— Description of the task —
Copy exactly the lines of the records below, and only those lines, beginning with the line that contains "Give me the matplotlib source for this chart." and ending with the line that contains "fig.savefig('out.png', dpi=100)".

— Extracted entries —
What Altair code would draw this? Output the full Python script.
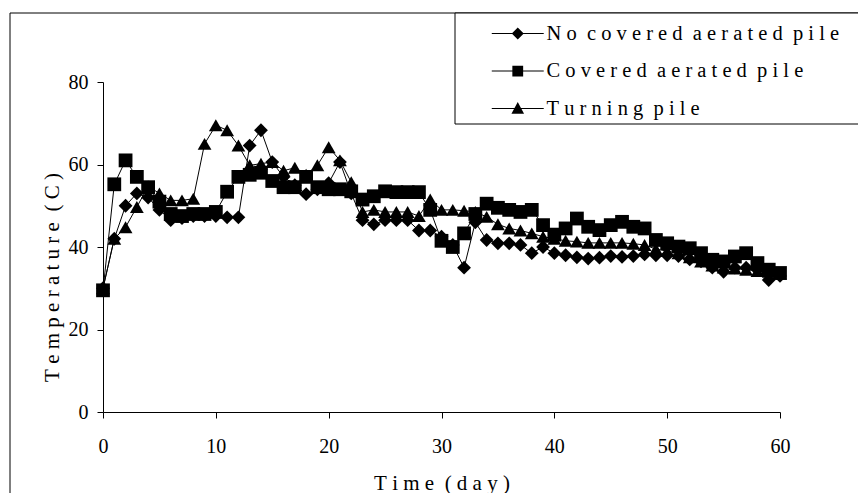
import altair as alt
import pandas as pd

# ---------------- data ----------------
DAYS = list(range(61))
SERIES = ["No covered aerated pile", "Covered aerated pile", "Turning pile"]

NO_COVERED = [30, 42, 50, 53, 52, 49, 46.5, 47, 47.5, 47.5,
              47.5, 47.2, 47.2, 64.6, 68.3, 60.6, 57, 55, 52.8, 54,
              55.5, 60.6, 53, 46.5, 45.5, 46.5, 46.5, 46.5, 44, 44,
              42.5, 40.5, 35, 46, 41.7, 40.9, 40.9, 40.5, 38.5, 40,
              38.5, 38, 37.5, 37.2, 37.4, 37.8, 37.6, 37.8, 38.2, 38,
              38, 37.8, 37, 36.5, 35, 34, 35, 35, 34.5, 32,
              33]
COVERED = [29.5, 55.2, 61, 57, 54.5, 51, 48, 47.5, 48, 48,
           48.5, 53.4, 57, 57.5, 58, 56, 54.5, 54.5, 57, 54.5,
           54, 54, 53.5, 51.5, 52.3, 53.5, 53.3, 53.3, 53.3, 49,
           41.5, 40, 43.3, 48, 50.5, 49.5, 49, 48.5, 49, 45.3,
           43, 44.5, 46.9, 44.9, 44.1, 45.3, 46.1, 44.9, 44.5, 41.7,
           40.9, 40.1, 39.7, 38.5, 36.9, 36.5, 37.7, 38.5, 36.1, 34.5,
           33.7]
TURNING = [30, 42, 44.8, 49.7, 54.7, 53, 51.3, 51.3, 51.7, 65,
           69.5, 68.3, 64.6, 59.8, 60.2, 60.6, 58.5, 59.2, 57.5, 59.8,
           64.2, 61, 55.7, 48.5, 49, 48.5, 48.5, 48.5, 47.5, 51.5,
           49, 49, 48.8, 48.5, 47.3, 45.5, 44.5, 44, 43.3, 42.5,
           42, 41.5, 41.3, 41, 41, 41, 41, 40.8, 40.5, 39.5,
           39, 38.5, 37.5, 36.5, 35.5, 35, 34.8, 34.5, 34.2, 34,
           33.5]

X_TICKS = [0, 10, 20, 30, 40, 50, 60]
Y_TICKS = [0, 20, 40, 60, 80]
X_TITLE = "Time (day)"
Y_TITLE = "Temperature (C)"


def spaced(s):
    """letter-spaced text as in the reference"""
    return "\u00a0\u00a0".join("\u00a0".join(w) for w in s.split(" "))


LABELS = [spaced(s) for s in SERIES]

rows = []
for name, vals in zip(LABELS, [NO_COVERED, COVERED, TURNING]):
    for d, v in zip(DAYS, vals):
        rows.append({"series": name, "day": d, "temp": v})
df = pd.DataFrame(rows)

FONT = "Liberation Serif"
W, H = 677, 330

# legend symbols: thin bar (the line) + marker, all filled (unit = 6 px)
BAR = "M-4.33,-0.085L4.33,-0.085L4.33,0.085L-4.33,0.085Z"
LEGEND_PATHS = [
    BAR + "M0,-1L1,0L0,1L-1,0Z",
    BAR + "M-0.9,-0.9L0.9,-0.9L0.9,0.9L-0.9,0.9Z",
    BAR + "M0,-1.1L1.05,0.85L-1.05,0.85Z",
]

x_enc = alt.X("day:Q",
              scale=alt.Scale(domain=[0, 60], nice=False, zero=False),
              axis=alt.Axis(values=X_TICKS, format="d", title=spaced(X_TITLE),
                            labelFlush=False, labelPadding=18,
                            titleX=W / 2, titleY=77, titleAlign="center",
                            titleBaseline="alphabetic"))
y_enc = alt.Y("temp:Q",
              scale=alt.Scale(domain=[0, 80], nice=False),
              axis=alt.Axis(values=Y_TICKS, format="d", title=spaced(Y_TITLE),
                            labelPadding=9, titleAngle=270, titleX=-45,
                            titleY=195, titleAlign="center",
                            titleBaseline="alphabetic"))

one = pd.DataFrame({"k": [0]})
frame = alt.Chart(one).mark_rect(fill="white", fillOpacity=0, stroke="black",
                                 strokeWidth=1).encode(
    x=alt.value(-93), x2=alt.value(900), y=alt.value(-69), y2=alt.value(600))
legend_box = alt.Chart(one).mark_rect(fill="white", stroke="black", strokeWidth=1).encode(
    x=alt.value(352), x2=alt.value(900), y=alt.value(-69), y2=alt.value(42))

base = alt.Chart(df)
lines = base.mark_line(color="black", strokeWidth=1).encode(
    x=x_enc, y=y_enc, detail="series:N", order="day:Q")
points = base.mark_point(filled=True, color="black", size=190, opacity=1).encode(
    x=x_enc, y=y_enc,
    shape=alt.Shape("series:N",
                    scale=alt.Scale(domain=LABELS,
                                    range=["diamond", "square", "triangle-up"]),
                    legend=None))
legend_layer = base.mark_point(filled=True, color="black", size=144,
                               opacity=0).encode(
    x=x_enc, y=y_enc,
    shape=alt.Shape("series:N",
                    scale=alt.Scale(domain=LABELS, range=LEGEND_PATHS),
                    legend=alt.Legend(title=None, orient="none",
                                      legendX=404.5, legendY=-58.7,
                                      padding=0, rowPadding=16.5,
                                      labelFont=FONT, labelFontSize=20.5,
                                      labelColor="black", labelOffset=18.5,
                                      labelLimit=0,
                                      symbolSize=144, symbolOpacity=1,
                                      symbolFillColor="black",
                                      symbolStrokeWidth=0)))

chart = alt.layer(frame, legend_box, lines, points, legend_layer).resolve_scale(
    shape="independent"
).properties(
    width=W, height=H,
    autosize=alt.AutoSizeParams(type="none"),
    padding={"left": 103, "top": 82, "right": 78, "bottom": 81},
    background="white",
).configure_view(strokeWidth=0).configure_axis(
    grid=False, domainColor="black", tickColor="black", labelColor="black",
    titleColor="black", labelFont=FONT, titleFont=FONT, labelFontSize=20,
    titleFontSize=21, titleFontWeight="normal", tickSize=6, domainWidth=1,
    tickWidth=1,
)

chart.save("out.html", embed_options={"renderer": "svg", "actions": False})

--

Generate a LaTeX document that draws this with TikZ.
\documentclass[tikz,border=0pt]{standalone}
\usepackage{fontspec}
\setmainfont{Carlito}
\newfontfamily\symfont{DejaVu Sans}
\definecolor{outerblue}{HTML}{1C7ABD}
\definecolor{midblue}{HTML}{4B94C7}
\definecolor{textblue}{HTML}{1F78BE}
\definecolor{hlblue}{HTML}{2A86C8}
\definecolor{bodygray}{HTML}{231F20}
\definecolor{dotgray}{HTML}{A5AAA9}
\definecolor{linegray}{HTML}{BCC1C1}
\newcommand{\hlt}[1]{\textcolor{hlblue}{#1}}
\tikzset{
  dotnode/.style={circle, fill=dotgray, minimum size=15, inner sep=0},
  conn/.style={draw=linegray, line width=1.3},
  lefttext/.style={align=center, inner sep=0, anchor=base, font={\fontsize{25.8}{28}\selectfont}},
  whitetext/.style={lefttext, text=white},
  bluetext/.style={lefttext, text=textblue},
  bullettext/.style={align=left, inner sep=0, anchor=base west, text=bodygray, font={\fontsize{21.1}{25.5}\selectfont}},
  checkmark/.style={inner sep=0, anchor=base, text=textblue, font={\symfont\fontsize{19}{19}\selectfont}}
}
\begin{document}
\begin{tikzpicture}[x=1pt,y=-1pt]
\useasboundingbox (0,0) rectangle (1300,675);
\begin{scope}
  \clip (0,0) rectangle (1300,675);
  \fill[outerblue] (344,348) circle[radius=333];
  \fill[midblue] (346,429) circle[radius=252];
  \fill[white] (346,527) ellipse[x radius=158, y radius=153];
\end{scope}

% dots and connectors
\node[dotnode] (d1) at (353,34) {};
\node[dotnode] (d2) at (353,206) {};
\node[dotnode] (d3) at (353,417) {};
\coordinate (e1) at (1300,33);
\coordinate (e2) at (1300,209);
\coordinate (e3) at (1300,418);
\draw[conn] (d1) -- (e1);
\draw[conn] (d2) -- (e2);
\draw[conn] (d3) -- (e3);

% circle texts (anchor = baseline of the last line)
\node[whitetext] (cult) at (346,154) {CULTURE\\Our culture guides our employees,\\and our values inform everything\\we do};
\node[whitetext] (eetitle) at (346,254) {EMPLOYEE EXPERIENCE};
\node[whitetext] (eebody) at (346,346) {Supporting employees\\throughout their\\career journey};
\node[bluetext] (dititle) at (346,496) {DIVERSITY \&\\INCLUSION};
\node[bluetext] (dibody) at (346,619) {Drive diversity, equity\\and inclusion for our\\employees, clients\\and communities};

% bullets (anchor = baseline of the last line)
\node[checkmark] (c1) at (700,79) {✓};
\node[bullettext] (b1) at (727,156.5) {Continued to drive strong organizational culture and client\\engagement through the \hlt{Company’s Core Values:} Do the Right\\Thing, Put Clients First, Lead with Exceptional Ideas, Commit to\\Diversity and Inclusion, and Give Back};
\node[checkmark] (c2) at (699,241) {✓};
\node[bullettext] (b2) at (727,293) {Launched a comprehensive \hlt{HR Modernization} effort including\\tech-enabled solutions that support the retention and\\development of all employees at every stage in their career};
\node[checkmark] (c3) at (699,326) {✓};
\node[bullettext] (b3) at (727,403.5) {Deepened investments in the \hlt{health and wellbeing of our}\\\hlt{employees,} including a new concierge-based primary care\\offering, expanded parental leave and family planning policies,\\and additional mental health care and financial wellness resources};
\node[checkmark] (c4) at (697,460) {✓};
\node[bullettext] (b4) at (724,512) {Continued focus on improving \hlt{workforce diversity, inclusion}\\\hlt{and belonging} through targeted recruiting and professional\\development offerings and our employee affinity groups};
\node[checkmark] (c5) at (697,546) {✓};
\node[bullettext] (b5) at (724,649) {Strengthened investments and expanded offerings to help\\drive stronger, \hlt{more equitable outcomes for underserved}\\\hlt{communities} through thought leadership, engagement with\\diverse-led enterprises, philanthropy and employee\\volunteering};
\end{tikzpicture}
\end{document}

...

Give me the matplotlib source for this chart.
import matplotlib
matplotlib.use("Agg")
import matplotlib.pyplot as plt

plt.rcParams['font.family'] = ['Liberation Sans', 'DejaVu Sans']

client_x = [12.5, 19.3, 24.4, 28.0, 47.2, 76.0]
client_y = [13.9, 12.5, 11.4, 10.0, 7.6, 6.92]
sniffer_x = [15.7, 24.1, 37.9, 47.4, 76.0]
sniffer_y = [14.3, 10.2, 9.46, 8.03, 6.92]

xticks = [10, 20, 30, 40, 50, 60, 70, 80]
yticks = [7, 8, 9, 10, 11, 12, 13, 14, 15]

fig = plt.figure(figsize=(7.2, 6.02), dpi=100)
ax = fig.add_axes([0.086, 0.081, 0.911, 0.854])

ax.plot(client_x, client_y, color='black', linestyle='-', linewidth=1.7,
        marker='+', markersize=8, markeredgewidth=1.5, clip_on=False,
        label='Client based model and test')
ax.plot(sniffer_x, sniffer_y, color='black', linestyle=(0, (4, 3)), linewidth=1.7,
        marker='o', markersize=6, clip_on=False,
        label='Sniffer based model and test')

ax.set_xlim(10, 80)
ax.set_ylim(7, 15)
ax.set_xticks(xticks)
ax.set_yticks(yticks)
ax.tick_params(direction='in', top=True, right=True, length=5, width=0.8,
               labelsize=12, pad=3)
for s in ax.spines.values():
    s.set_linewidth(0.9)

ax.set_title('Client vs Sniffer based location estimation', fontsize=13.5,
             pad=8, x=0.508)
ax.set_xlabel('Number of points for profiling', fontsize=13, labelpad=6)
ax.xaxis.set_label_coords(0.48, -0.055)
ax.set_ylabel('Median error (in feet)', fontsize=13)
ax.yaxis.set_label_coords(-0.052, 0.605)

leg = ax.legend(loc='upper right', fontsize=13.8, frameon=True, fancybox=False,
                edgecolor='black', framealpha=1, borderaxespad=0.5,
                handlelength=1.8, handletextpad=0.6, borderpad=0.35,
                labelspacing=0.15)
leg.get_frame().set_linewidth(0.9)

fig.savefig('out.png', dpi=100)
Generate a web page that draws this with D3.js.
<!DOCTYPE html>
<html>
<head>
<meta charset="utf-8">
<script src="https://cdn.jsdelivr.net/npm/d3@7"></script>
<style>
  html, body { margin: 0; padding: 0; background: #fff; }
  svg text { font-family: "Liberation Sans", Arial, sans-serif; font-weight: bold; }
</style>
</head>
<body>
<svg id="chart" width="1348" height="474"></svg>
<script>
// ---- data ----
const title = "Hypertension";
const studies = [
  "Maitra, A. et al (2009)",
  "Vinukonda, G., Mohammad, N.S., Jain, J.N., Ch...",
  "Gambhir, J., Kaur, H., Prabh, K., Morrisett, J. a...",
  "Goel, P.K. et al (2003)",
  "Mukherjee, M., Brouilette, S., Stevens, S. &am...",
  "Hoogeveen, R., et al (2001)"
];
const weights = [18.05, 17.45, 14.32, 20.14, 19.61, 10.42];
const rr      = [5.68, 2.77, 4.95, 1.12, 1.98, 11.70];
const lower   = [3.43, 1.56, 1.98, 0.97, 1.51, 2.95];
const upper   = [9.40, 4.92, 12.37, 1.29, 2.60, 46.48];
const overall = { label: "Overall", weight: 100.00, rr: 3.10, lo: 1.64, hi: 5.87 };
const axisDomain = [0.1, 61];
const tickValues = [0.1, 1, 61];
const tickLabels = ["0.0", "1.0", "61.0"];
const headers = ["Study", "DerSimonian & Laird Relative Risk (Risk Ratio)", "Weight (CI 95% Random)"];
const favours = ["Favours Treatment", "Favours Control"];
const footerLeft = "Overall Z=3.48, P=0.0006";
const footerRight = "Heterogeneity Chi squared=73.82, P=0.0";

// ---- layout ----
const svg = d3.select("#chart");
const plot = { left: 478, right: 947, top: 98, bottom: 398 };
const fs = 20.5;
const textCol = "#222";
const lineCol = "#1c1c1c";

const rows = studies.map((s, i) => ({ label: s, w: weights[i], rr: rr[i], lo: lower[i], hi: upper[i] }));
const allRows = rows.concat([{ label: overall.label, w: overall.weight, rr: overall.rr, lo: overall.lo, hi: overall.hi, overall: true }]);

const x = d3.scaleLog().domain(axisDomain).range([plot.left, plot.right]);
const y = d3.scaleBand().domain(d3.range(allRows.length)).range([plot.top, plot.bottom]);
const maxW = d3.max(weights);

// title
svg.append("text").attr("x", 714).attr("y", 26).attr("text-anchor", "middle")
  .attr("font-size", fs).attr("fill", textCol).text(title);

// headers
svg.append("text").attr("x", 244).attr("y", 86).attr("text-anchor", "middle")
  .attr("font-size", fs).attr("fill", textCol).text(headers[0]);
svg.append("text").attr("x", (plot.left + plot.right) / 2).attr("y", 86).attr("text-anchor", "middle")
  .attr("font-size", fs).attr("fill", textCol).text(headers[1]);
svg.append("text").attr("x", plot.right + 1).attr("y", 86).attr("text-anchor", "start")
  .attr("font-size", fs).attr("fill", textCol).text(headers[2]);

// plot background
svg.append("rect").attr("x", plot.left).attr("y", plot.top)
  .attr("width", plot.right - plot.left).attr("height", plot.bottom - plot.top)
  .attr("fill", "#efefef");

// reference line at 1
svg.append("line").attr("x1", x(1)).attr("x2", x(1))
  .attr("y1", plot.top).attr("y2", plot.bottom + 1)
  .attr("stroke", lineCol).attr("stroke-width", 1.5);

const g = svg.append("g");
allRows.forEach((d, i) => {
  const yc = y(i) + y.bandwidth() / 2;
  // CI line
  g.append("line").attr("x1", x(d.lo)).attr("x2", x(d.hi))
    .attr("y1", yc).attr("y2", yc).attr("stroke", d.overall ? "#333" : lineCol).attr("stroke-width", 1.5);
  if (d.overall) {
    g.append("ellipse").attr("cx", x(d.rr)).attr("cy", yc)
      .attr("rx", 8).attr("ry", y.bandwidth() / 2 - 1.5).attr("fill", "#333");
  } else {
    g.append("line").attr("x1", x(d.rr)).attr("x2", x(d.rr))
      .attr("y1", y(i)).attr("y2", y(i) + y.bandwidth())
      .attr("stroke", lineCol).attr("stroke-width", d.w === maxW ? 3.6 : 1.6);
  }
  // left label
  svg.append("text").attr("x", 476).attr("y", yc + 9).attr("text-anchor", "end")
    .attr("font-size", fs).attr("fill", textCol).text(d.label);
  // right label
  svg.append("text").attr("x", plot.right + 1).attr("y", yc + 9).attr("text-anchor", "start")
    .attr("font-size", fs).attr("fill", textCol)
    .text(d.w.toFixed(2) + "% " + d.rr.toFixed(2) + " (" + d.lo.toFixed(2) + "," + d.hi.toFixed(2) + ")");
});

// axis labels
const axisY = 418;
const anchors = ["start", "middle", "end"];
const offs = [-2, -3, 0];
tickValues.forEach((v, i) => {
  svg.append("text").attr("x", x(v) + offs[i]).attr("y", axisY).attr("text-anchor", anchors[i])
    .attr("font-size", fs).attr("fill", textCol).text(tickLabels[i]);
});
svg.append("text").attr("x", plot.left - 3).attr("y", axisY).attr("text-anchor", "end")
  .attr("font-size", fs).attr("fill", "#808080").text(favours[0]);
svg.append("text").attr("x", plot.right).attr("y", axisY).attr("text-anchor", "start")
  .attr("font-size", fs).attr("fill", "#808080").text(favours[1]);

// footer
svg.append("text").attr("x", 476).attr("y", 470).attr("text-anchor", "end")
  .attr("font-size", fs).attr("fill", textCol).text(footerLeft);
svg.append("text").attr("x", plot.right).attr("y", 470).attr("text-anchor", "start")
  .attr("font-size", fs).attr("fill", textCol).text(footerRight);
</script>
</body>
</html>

— Finished task —
Give me the matplotlib source for this chart.
import matplotlib
matplotlib.use("Agg")
import matplotlib.pyplot as plt

plt.rcParams['font.family'] = ['Liberation Sans', 'DejaVu Sans']

client_x = [12.5, 19.3, 24.4, 28.0, 47.2, 76.0]
client_y = [13.9, 12.5, 11.4, 10.0, 7.6, 6.92]
sniffer_x = [15.7, 24.1, 37.9, 47.4, 76.0]
sniffer_y = [14.3, 10.2, 9.46, 8.03, 6.92]

xticks = [10, 20, 30, 40, 50, 60, 70, 80]
yticks = [7, 8, 9, 10, 11, 12, 13, 14, 15]

fig = plt.figure(figsize=(7.2, 6.02), dpi=100)
ax = fig.add_axes([0.086, 0.081, 0.911, 0.854])

ax.plot(client_x, client_y, color='black', linestyle='-', linewidth=1.7,
        marker='+', markersize=8, markeredgewidth=1.5, clip_on=False,
        label='Client based model and test')
ax.plot(sniffer_x, sniffer_y, color='black', linestyle=(0, (4, 3)), linewidth=1.7,
        marker='o', markersize=6, clip_on=False,
        label='Sniffer based model and test')

ax.set_xlim(10, 80)
ax.set_ylim(7, 15)
ax.set_xticks(xticks)
ax.set_yticks(yticks)
ax.tick_params(direction='in', top=True, right=True, length=5, width=0.8,
               labelsize=12, pad=3)
for s in ax.spines.values():
    s.set_linewidth(0.9)

ax.set_title('Client vs Sniffer based location estimation', fontsize=13.5,
             pad=8, x=0.508)
ax.set_xlabel('Number of points for profiling', fontsize=13, labelpad=6)
ax.xaxis.set_label_coords(0.48, -0.055)
ax.set_ylabel('Median error (in feet)', fontsize=13)
ax.yaxis.set_label_coords(-0.052, 0.605)

leg = ax.legend(loc='upper right', fontsize=13.8, frameon=True, fancybox=False,
                edgecolor='black', framealpha=1, borderaxespad=0.5,
                handlelength=1.8, handletextpad=0.6, borderpad=0.35,
                labelspacing=0.15)
leg.get_frame().set_linewidth(0.9)

fig.savefig('out.png', dpi=100)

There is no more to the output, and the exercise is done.